▶ [Your task]:
In the listing that follows, retype every line from the first through the one containing "ystep = [2, 20, 2, 1]". Pictures are to be left out.

▶ [Raw data]:
=====
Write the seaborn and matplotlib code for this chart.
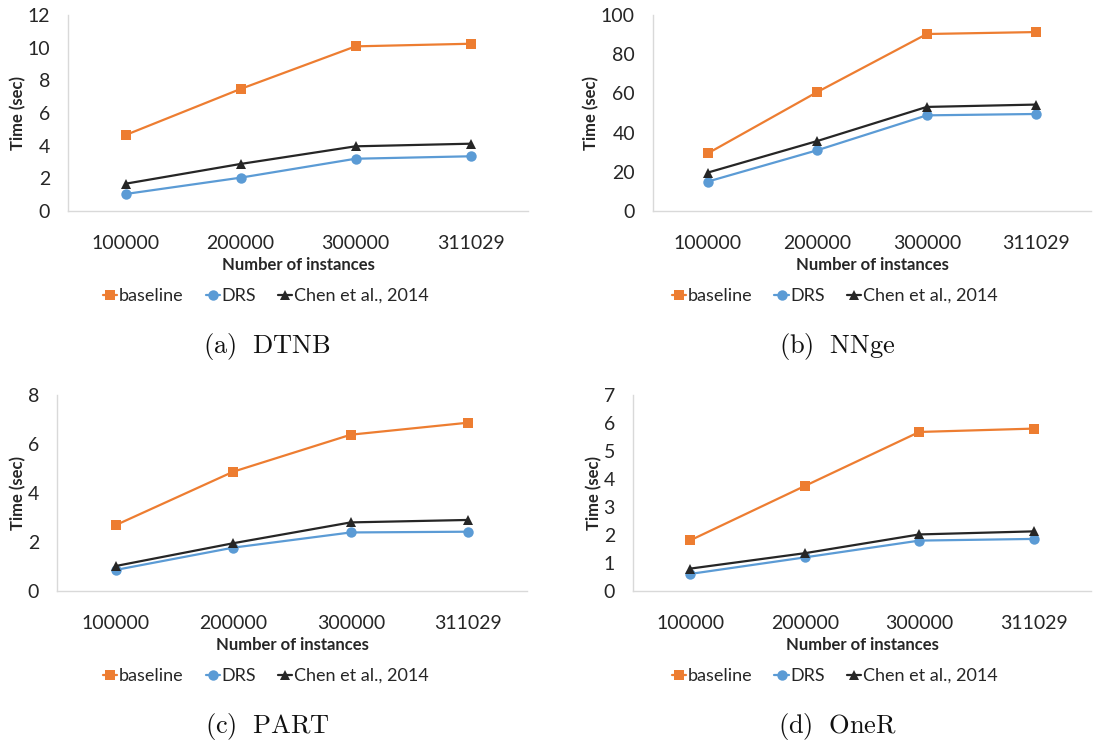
import seaborn as sns
import matplotlib.pyplot as plt
import pandas as pd

# data (time in seconds)
instances = ["100000", "200000", "300000", "311029"]
methods = ["baseline", "DRS", "Chen et al., 2014"]

dtnb_baseline = [4.65, 7.47, 10.08, 10.24]
dtnb_drs = [1.04, 2.04, 3.2, 3.35]
dtnb_chen = [1.67, 2.88, 3.96, 4.12]

nnge_baseline = [29.4, 60.7, 90.3, 91.3]
nnge_drs = [15.0, 31.0, 48.8, 49.5]
nnge_chen = [19.6, 35.7, 53.1, 54.3]

part_baseline = [2.69, 4.87, 6.38, 6.87]
part_drs = [0.86, 1.77, 2.39, 2.42]
part_chen = [1.02, 1.95, 2.80, 2.90]

oner_baseline = [1.81, 3.75, 5.68, 5.80]
oner_drs = [0.61, 1.20, 1.80, 1.86]
oner_chen = [0.80, 1.35, 2.02, 2.13]

captions = [r"$\mathrm{(a)\ \ DTNB}$", r"$\mathrm{(b)\ \ NNge}$",
            r"$\mathrm{(c)\ \ PART}$", r"$\mathrm{(d)\ \ OneR}$"]
ymax = [12, 100, 8, 7]
ystep = [2, 20, 2, 1]

colors = {"baseline": "#ED7D31", "DRS": "#5B9BD5", "Chen et al., 2014": "#262626"}
markers = {"baseline": "s", "DRS": "o", "Chen et al., 2014": "^"}


def make_df(b, d, c):
    rows = []
    for m, vals in zip(methods, [b, d, c]):
        for x, v in zip(instances, vals):
            rows.append({"instances": x, "method": m, "time": v})
    return pd.DataFrame(rows)


frames = [make_df(dtnb_baseline, dtnb_drs, dtnb_chen),
          make_df(nnge_baseline, nnge_drs, nnge_chen),
          make_df(part_baseline, part_drs, part_chen),
          make_df(oner_baseline, oner_drs, oner_chen)]

sns.set_style("white")
plt.rcParams["font.family"] = ["Lato", "DejaVu Sans"]
plt.rcParams["mathtext.fontset"] = "cm"

fig = plt.figure(figsize=(11.13, 7.42), dpi=100)
W, H = 1113, 742
# axes boxes in pixels: left, top, right, bottom
boxes = [(68, 15, 528, 211), (653, 15, 1091, 211),
         (57, 395, 527, 591), (633, 395, 1091, 591)]
legend_pos = [(266, 296), (835, 296), (266, 676), (835, 676)]
caption_pos = [(267, 347), (837, 347), (267, 727), (837, 727)]

for i, df in enumerate(frames):
    l, t, r, b = boxes[i]
    ax = fig.add_axes([l / W, 1 - b / H, (r - l) / W, (b - t) / H])
    sns.lineplot(data=df, x="instances", y="time", hue="method", style="method",
                 markers=markers, dashes=False, palette=colors, linewidth=1.6,
                 markersize=7.5, markeredgewidth=0, ax=ax, sort=False)
    ax.set_xlim(-0.5, 3.5)
    ax.set_ylim(0, ymax[i])
    ax.set_yticks(range(0, ymax[i] + 1, ystep[i]))
    ax.tick_params(axis="both", length=0, labelsize=14, labelcolor="#262626")
    ax.tick_params(axis="x", pad=17)
    ax.tick_params(axis="y", pad=13)
    for s in ["top", "right"]:
        ax.spines[s].set_visible(False)
    for s in ["left", "bottom"]:
        ax.spines[s].set_color("#D9D9D9")
        ax.spines[s].set_linewidth(1.0)
    ax.set_xlabel("Number of instances", fontsize=12, fontweight="bold",
                  color="#262626", labelpad=4)
    ax.set_ylabel("Time (sec)", fontsize=12, fontweight="bold", color="#262626",
                  labelpad=1)
    ax.get_legend().remove()
    h, lab = ax.get_legend_handles_labels()
    lx, ly = legend_pos[i]
    fig.legend(h, lab, loc="center", bbox_to_anchor=(lx / W, 1 - ly / H),
               ncol=3, frameon=False, fontsize=13, handlelength=0.8,
               handletextpad=0.1, columnspacing=1.2, labelcolor="#262626")
    cx, cy = caption_pos[i]
    fig.text(cx / W, 1 - cy / H, captions[i], ha="center", va="center",
             fontsize=19, color="#111111")

fig.savefig("out.png", dpi=100)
=====
▶ [The response]:
Write the seaborn and matplotlib code for this chart.
import seaborn as sns
import matplotlib.pyplot as plt
import pandas as pd

# data (time in seconds)
instances = ["100000", "200000", "300000", "311029"]
methods = ["baseline", "DRS", "Chen et al., 2014"]

dtnb_baseline = [4.65, 7.47, 10.08, 10.24]
dtnb_drs = [1.04, 2.04, 3.2, 3.35]
dtnb_chen = [1.67, 2.88, 3.96, 4.12]

nnge_baseline = [29.4, 60.7, 90.3, 91.3]
nnge_drs = [15.0, 31.0, 48.8, 49.5]
nnge_chen = [19.6, 35.7, 53.1, 54.3]

part_baseline = [2.69, 4.87, 6.38, 6.87]
part_drs = [0.86, 1.77, 2.39, 2.42]
part_chen = [1.02, 1.95, 2.80, 2.90]

oner_baseline = [1.81, 3.75, 5.68, 5.80]
oner_drs = [0.61, 1.20, 1.80, 1.86]
oner_chen = [0.80, 1.35, 2.02, 2.13]

captions = [r"$\mathrm{(a)\ \ DTNB}$", r"$\mathrm{(b)\ \ NNge}$",
            r"$\mathrm{(c)\ \ PART}$", r"$\mathrm{(d)\ \ OneR}$"]
ymax = [12, 100, 8, 7]
ystep = [2, 20, 2, 1]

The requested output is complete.